Occasionally I have interactions with others that leave me wondering what happened. I've been told that sometimes I talk too quietly which makes people guess what I said, but that doesn't necessarily explain the numerous conversations I've had lately that didn't make sense.
Example number 1.
I went to the post office to mail Jenn a package. The man behind the counter asked if I was sending the package to someone on a boat. I answered that it was going to Korea. I'm not sure where the miscommunication happened, because he then said, "You used masking tape and it will melt in the heat of the desert." I have never participated in the National Geographic World Championships, but I am fairly certain that Korea is not made up primarily of deserts. Even if it is, Jenn lives in the city so MOOT POINT. I didn't feel qualified to speak* on the melting properties of masking tape so I replied with "Oh." Because I am always very eloquent. Then he made me walk all the way to the other side of the room to get not-meltable tape.
*I will usually keep talking even when I'm not qualified to do so. It's a gift, really.
Example number 2.
I went to the Mennonite store to get Daniel a few things for his birthday. I found some maple walnut fudge but wasn't sure how well it would mail so I went up to the girl bagging seasonings and said, "Do you think this would mail well or would it melt?" Again, some sort of miscommunication occurred because she looked at me with a funny face and said, "Well, if you leave it out in the sun it will melt." Although I consider myself the biggest supporter of the US Postal Service and have bought more than my fair share of Forever Stamps since 2007, I do not know all their ins and outs. That doesn't mean I can't state with quite a bit of confidence that the box would most likely not be strapped to the top of some truck in order to get as much sun as possible between Tennessee and Massachusetts. So I said, "It will be in a box and I don't think it will be spending much time in the sun." She thought for a minute before replying (and here's where things started to go even further down the wrong trail), "A box in the sun? Because then it will melt and turn into a ball of fudge." Did she not hear the part where I said MAIL? WILL THIS MAIL WELL? I started to say, "No. I mean..." but instead thanked her for her time and moved on.
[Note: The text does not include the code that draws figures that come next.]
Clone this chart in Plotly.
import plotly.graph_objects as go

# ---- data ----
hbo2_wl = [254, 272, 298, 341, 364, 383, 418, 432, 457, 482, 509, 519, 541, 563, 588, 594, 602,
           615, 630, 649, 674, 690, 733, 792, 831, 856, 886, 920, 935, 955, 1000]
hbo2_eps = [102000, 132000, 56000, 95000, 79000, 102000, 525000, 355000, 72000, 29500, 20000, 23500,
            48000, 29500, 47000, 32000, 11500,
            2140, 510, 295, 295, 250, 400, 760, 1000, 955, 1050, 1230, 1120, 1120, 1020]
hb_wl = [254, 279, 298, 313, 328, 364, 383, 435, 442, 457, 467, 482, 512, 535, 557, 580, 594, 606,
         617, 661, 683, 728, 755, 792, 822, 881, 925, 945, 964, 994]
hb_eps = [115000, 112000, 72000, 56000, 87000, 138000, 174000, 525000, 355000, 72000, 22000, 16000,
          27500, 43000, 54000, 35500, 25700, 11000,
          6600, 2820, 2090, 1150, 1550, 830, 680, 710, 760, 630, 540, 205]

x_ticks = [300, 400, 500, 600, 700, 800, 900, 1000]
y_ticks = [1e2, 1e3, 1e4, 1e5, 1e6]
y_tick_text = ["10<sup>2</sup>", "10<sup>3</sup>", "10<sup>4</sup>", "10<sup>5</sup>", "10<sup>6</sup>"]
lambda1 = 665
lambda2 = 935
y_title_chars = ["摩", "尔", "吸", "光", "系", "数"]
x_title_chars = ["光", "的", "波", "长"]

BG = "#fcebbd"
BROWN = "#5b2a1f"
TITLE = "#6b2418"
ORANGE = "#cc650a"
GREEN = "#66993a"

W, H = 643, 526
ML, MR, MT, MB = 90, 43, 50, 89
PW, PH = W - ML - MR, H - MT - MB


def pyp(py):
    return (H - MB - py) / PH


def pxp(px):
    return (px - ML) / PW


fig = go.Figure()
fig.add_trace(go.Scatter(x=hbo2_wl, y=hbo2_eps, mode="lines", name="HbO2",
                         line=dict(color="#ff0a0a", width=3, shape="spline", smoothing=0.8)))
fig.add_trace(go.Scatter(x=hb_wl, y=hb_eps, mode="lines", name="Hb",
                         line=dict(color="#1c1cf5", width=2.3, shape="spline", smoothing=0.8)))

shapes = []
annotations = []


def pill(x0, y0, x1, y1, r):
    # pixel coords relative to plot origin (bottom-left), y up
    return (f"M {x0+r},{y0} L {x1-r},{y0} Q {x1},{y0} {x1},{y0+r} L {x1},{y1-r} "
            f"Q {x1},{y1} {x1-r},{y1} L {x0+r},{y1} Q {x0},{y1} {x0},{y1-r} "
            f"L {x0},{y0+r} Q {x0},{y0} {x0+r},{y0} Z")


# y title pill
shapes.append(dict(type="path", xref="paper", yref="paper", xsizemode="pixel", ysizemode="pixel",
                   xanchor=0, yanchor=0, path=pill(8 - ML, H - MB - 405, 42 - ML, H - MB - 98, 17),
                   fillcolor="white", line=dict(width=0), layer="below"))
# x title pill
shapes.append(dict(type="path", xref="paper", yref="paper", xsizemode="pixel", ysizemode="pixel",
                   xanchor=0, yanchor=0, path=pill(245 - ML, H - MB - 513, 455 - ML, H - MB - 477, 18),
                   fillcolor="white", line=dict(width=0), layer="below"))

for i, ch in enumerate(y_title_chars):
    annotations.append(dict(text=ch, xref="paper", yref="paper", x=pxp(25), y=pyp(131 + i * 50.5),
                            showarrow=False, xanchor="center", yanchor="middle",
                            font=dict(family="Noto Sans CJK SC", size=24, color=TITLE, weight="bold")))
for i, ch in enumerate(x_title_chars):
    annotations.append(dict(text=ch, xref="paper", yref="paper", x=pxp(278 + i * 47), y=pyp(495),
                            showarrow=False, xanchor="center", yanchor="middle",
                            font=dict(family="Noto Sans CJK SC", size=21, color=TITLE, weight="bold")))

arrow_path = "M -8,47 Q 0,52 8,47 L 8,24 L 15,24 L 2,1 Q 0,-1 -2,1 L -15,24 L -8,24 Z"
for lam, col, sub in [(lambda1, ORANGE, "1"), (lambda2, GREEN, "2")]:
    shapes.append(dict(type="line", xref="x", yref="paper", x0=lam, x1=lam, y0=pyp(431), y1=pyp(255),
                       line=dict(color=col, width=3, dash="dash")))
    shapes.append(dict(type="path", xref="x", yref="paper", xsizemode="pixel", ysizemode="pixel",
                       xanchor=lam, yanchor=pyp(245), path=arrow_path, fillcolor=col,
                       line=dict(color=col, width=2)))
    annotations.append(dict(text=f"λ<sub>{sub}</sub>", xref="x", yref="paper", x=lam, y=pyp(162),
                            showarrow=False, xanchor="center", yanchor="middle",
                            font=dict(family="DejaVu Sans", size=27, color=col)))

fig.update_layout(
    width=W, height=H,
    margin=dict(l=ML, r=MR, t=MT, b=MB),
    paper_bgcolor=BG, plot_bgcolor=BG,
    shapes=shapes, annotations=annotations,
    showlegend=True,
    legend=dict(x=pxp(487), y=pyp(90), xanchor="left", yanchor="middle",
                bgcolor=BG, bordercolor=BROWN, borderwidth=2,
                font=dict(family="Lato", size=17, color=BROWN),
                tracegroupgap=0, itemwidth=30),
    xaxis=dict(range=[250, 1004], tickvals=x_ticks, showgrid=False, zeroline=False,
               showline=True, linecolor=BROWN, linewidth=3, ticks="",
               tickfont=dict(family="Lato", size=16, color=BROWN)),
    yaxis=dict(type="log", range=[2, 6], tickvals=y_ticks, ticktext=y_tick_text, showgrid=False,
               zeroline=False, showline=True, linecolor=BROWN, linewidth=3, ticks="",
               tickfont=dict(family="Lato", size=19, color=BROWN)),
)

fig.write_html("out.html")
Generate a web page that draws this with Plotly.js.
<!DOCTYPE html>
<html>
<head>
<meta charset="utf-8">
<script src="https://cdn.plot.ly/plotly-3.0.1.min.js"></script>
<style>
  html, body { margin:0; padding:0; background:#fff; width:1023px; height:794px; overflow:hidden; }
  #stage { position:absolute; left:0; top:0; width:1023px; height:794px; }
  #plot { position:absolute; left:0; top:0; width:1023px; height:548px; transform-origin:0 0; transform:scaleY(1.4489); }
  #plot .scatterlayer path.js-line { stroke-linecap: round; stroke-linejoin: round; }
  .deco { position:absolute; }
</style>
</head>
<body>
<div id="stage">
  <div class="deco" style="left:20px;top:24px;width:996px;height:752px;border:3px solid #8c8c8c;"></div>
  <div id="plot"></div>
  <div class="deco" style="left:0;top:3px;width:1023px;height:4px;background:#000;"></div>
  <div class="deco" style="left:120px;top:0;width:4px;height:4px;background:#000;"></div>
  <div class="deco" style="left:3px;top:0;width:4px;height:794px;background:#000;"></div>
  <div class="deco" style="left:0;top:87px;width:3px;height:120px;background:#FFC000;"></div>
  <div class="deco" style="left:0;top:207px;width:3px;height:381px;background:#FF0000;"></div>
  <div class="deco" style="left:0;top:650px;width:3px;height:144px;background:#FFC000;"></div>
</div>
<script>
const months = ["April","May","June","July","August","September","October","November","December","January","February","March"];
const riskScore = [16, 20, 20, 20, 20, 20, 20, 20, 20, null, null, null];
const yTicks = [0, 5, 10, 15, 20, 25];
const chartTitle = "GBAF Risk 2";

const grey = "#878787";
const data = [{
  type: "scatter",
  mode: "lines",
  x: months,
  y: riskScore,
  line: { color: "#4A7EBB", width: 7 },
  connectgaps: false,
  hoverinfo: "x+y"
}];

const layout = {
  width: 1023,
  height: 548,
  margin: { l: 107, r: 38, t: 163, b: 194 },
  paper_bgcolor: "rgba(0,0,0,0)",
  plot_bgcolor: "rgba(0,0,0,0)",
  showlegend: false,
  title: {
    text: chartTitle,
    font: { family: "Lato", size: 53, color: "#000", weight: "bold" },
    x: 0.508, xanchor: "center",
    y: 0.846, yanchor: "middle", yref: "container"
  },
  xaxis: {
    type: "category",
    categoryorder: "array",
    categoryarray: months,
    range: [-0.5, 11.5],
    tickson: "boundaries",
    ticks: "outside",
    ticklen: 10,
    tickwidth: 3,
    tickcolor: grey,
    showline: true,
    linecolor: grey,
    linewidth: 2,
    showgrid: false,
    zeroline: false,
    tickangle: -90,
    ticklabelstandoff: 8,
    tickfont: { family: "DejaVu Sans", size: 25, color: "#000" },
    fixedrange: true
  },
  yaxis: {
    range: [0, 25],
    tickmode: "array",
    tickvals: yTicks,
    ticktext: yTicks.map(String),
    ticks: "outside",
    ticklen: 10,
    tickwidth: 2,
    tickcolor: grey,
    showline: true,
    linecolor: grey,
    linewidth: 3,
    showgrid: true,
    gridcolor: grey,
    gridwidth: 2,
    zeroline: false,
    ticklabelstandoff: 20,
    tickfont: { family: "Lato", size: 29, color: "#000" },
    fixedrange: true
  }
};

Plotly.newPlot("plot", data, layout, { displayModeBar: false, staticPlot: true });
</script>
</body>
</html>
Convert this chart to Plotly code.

The fudge arrived intact and unmelted, just as I bought it. The postal service pulled through yet again.
Example number 3.
I've had my name for many years now. 24 to be exact. Sarah has been on the most popular girls names lists for about the last 800 years. Everyone and their mother knows someone named Sarah. I'm friends with about 12 on Facebook. Occasionally I need to clarify that I have an H at the end, but everyone I have ever come in contact with is familiar with the spelling.
Then I moved here.
Since we moved here 15 months ago, I have been asked how to spell my name no less than 17 times. I started keeping track because it seems so ridiculous to me. Usually people will ask my name then look at me with a slightly confused face while asking, "What was that again? Did you say Sienna?" It's gotten to the point where I generally skip the 'Sarah with an H' speech and go straight to spelling it right off the bat.
The boy doing the sign up sheet at Zumba really took the cake for spelling incapabilities.
Boy: "What's your name?"
Very long pause during which he moved the pen around but didn't write anything.
Me (trying to be helpful): "Sarah with an H."
I looked away for a second and when I looked down at the paper I saw he had written SH.
Me: "The H goes at the end. It's Sarah like Sarah and Abraham from the Bible."
(For the record, I don't know why I went that route. It's not like the Sarah in the Bible is some sort of commonly known character like Noah. Although he probably couldn't have spelled that either.)
Boy: "So it's S-e-h?"
Me: "No. It's Sa...I can write it if that's easier."
I'd still be there if we were also trying to spell my last name.